— start of Listed records —

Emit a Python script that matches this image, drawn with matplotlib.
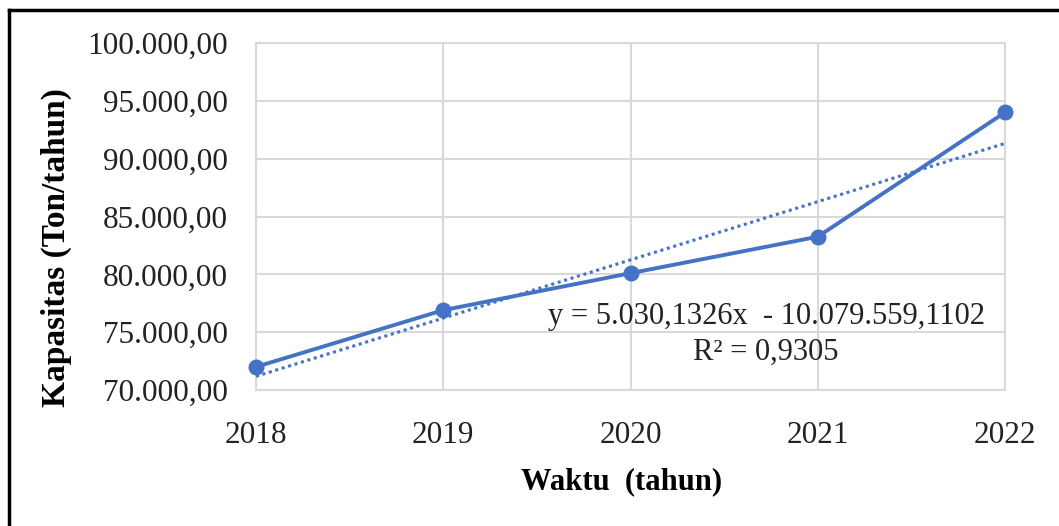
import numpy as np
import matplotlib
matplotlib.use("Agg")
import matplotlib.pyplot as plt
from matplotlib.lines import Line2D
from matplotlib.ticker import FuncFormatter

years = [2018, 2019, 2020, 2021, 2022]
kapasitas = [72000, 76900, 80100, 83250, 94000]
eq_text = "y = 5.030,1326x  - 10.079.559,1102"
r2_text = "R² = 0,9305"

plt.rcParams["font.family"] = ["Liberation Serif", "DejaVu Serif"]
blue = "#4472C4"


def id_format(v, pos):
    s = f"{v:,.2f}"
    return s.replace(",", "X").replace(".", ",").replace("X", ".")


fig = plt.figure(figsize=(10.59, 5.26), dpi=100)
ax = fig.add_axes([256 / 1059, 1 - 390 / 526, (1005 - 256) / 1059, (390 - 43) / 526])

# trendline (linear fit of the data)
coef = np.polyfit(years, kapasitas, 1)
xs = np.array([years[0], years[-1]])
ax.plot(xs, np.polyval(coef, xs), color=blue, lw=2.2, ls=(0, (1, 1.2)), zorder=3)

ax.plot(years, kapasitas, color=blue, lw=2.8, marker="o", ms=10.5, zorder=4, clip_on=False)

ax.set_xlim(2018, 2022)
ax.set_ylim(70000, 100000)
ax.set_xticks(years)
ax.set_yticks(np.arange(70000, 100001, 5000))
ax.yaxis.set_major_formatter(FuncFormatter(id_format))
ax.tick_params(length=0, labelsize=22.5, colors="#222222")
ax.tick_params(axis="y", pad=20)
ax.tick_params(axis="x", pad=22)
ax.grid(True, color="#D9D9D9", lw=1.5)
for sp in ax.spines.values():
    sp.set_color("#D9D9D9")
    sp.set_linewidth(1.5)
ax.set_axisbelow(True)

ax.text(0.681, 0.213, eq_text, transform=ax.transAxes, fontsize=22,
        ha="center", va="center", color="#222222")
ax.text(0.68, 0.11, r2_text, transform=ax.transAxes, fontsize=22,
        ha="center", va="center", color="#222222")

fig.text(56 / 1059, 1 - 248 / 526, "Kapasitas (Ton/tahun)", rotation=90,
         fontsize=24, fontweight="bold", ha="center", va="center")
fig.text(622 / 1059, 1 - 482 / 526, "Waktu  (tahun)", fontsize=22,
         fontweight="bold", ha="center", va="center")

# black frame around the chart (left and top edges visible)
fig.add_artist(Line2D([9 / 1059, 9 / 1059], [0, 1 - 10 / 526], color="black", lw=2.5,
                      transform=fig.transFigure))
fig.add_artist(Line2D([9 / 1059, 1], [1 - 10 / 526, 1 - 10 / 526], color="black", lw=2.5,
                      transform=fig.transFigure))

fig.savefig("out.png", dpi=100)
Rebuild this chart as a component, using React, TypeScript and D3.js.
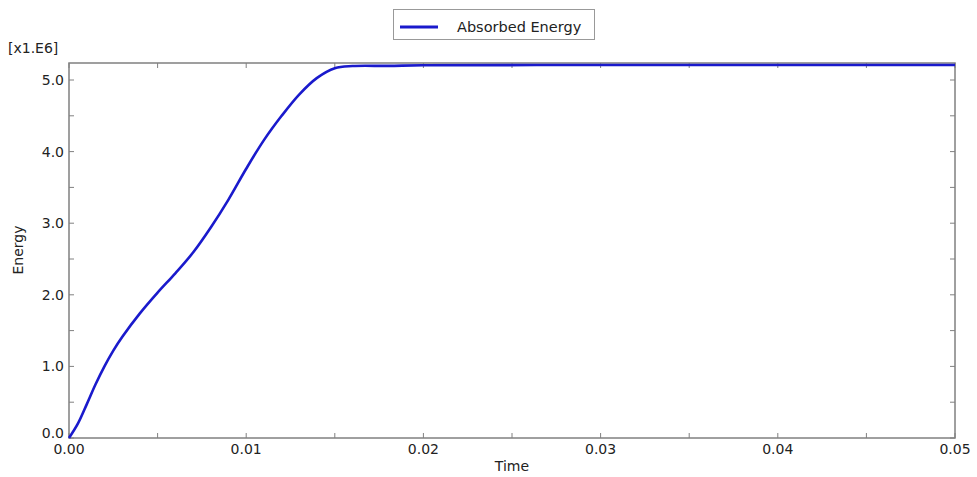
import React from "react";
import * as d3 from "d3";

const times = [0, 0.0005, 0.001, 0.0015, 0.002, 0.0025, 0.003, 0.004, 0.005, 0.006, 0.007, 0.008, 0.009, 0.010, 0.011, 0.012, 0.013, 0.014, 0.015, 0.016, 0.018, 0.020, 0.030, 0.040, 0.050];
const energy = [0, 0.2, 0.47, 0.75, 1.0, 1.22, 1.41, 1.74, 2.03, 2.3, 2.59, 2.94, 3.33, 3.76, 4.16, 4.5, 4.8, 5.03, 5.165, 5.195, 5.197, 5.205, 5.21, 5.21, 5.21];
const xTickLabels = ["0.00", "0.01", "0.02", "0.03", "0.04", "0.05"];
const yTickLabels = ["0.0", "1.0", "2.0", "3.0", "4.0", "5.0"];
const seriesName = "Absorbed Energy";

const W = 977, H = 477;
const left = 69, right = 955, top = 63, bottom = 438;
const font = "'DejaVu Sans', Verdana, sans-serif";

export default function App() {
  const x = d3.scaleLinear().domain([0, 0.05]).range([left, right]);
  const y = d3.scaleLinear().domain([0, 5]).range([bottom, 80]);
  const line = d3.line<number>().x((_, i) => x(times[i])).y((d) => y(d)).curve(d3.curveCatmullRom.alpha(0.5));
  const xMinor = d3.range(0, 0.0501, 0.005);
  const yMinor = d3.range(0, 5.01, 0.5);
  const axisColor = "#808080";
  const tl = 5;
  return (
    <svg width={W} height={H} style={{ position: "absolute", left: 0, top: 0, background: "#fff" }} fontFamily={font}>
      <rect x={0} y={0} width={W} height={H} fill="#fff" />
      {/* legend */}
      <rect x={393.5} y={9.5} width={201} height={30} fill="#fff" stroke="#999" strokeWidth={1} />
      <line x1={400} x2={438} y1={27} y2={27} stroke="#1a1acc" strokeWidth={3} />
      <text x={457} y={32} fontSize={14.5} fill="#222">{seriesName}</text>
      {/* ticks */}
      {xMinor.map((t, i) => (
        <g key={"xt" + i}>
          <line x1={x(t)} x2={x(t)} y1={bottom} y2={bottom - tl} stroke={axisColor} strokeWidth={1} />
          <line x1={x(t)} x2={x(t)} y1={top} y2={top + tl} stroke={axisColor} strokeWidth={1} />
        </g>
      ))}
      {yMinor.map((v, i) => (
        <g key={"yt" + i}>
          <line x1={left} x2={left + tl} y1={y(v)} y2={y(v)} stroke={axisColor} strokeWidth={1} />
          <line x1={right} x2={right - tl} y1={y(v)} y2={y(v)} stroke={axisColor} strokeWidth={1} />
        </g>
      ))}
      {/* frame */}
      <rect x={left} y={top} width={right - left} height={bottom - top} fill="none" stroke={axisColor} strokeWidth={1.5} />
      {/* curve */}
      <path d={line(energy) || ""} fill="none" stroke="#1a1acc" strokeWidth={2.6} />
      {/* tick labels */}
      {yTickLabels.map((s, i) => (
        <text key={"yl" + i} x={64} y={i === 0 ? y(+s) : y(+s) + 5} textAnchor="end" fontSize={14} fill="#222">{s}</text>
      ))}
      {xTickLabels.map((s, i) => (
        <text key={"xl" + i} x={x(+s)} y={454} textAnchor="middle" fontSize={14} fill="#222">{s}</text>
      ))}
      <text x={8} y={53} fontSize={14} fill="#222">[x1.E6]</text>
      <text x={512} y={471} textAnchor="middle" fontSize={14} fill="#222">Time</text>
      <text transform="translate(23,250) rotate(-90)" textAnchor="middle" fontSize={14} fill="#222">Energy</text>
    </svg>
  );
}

— end of Listed records —

_Description of the task_
Copy only the part of the records that runs from the first line to the line with "ax.set_axisbelow(True)", ends included, leaving pictures out.

_Output_
Emit a Python script that matches this image, drawn with matplotlib.
import numpy as np
import matplotlib
matplotlib.use("Agg")
import matplotlib.pyplot as plt
from matplotlib.lines import Line2D
from matplotlib.ticker import FuncFormatter

years = [2018, 2019, 2020, 2021, 2022]
kapasitas = [72000, 76900, 80100, 83250, 94000]
eq_text = "y = 5.030,1326x  - 10.079.559,1102"
r2_text = "R² = 0,9305"

plt.rcParams["font.family"] = ["Liberation Serif", "DejaVu Serif"]
blue = "#4472C4"


def id_format(v, pos):
    s = f"{v:,.2f}"
    return s.replace(",", "X").replace(".", ",").replace("X", ".")


fig = plt.figure(figsize=(10.59, 5.26), dpi=100)
ax = fig.add_axes([256 / 1059, 1 - 390 / 526, (1005 - 256) / 1059, (390 - 43) / 526])

# trendline (linear fit of the data)
coef = np.polyfit(years, kapasitas, 1)
xs = np.array([years[0], years[-1]])
ax.plot(xs, np.polyval(coef, xs), color=blue, lw=2.2, ls=(0, (1, 1.2)), zorder=3)

ax.plot(years, kapasitas, color=blue, lw=2.8, marker="o", ms=10.5, zorder=4, clip_on=False)

ax.set_xlim(2018, 2022)
ax.set_ylim(70000, 100000)
ax.set_xticks(years)
ax.set_yticks(np.arange(70000, 100001, 5000))
ax.yaxis.set_major_formatter(FuncFormatter(id_format))
ax.tick_params(length=0, labelsize=22.5, colors="#222222")
ax.tick_params(axis="y", pad=20)
ax.tick_params(axis="x", pad=22)
ax.grid(True, color="#D9D9D9", lw=1.5)
for sp in ax.spines.values():
    sp.set_color("#D9D9D9")
    sp.set_linewidth(1.5)
ax.set_axisbelow(True)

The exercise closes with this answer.